While educating themselves about black art, the Kelleys pursued their own preferences for landscapes and portraits. But as African-Americans, what the couple also looked for were positive images of working blacks, of middle-class blacks.
HARMON KELLEY: In lots of cases, there were black people that worked that helped to make America great that often times weren’t depicted. So the black artist depicts who helped move America, helped make it great. And those are scenes that Harriet and I absolutely enjoy.
As a result, the exhibition at the Amon Carter has two clusters. One is from the ‘60s and ‘70s when the civil rights movement inspired black artists. The other is from the ‘30s and ‘40s, when the New Deal’s Federal Art Project gave some African-Americans their first real paying jobs as artists.

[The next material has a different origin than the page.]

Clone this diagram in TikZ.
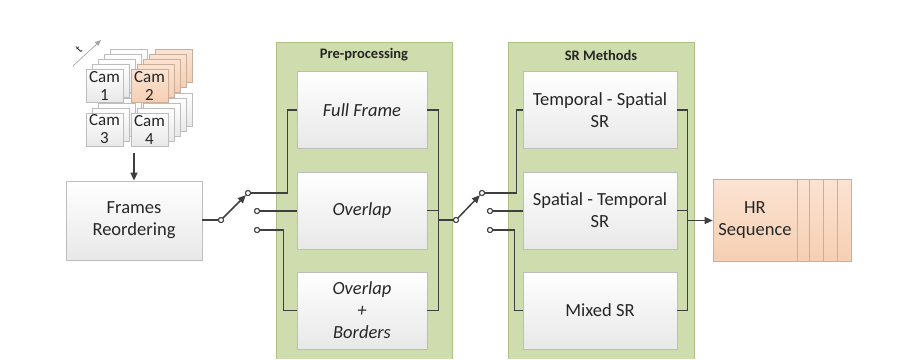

Ron Adams is a master printmaker in New Mexico. His portrait of Robert Blackburn (above) is the exhibition’s signature image. Blackburn was a New Deal artist, and Adams has been around long enough to have worked with some of the New Deal pioneers.
RON ADAMS: I got a lot of admiration for the artists because during that particular time, for a black person to be in art, there was no money in art, there’s no money in it now, hardly. You know, they did it because that’s what they loved doing.
Blackburn founded the Printmaking Workshop in New York. He won a MacArthur genius grant and became a major teacher and collaborator with other black artists – artists like Ron Adams, Romare Bearden and Jacob Lawrence.
That portrait of Blackburn at his printing press is a quintessential image from the Kelley collection. It depicts a working African-American, a working black artist. And it does what the Kelley collection also does: It honors a tradition, a lineage, in African-American art.
In doing so, the Kelleys helped bring these artists to public attention. Now museums avidly bid for their works. Ironically, that’s made the Kelleys’ collecting harder. When they started in the ‘80s, paintings or prints by Jacob Lawrence would sell for a few thousand dollars.
Two years ago, then First Lady Laura Bush unveiled a modern masterpiece acquired through a private trust fund as part of a renovation of the White House’s Green Room. The 1947 painting by Jacob Lawrence — called “The Builders” — was purchased at auction at Christie’s.
Its price? $2.5 million dollars.
The Harmon and Harriet Kelley Collection of African-American Art: Works on Paper is on view at the Amon Carter through Aug. 23.